Africa Frontier Markets Attract Rogue Investors

Published on 22nd July 2008

Foreign direct investment (FDI) is one of the most coveted forms of investment for African countries. Most African countries go to great lengths to market their countries as  perfect  FDI destinations.East African countries have enjoyed favorable FDI since they are considered to be havens of peace in a region full of turmoil. The recently ended Safaricom IPO in Kenya and Celtel Zambia IPO have  however indicated a very different type of investment from foreigners.

Apart for the Johannesburg Stock Exchange (JSE) in South Africa, all other bourses on the continent are considered by ‘outsiders’ – from developed countries, to be frontier markets. A ‘Frontier market’ is a pre-emerging market probably much undeveloped with high political risk and potentially huge returns. Only the bold and crazy investors from developed markets venture into such markets for short term but handsome returns.

The recent meltdown of the developed securities market due to high oil prices and bleak inflation outlooks has made investors in developed countries to rethink the frontier markets. Despite the high risk associated with them, frontier markets such as Africa have proven to be best avenues for foreign investors to diversify their investment. Already big foreign fund management firms such as Morgan Stanley are taking notice of the potential of the continent and are forming linkages with internal players to help tap into frontier markets.

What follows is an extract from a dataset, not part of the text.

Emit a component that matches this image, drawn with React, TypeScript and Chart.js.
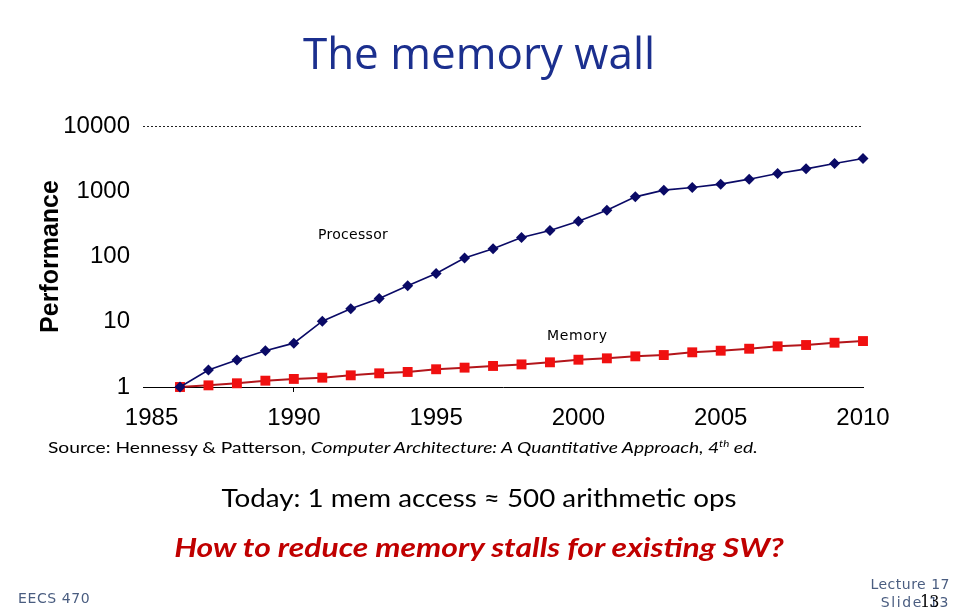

But looking at the foreign investors that came in to buy in the Safaricom and Celtel Zambia IPO, a lot is left to be desired about the kind of foreign investors Africa is attracting. It has always been thought that foreign investors are more analytical than speculative in their stocks picking and trading. So it came as a big surprise to many at the Nairobi Stocks Exchange (NSE) when foreign investors bolted out of their buys immediately the Safaricom shares indicated some sign of gains. These has to date left Safaricom share price dampened and on a constant downwards trend. The same scenario is the case with Celtel Zambia.

Analysts consider a market to be at the peak/optimum of its growth path when it starts attracting large foreign mutual funds. This usually exposes the market to a lot of scrutiny in terms of operations and information asymmetry and makes it difficult for any investor to make huge gains out of unbalanced information that giving him unfair advantage. The presence of such foreign investors helps in the growth and development of frontier markets.

One curtailing issue to foreign investors is the lack of transparency in these frontier markets. Information about African companies is as scarce as it can be with insider trading and share manipulation being the order of the day. These discourage both foreign mutual fund managers and individual investors from venturing into African markets, leaving only the rogue investors, some of them dubious dummy companies formed by locals, to have a field day in investment opportunities presented to foreign investors by African governments.  

Although foreign mutual funds that invest in frontier markets are still very limited, the creation of the S&P index to monitor these markets is a great step towards transparency. S&P frontier market index tracks 30 companies in 27 countries including Kenya, Nigeria, Tunisia and Ivory Coast. MSCI Barra also has a frontier markets index called the MSCI Frontier Markets Indices. The index covers 19 countries from Africa, Middle East, Asia and Central & Eastern Europe.

As African bourses seeking to grow and attract more favorable FDI in the continent, attention should be focused on the kind of investors coming in to our markets. Stringent measures need to be put in place to ensure such rogue investors witnessed in the recent open IPO’s are locked out. In my opinion, I would suggest that a proper vetting system is put in place to ensure that all those who purport to be foreign investor are indeed genuine foreign investors. Though this may mean involvement of more time and resources, it’s worth the effort. Another suggestion would be having a lock in period for all foreign investors so as to attract more medium to long term investors.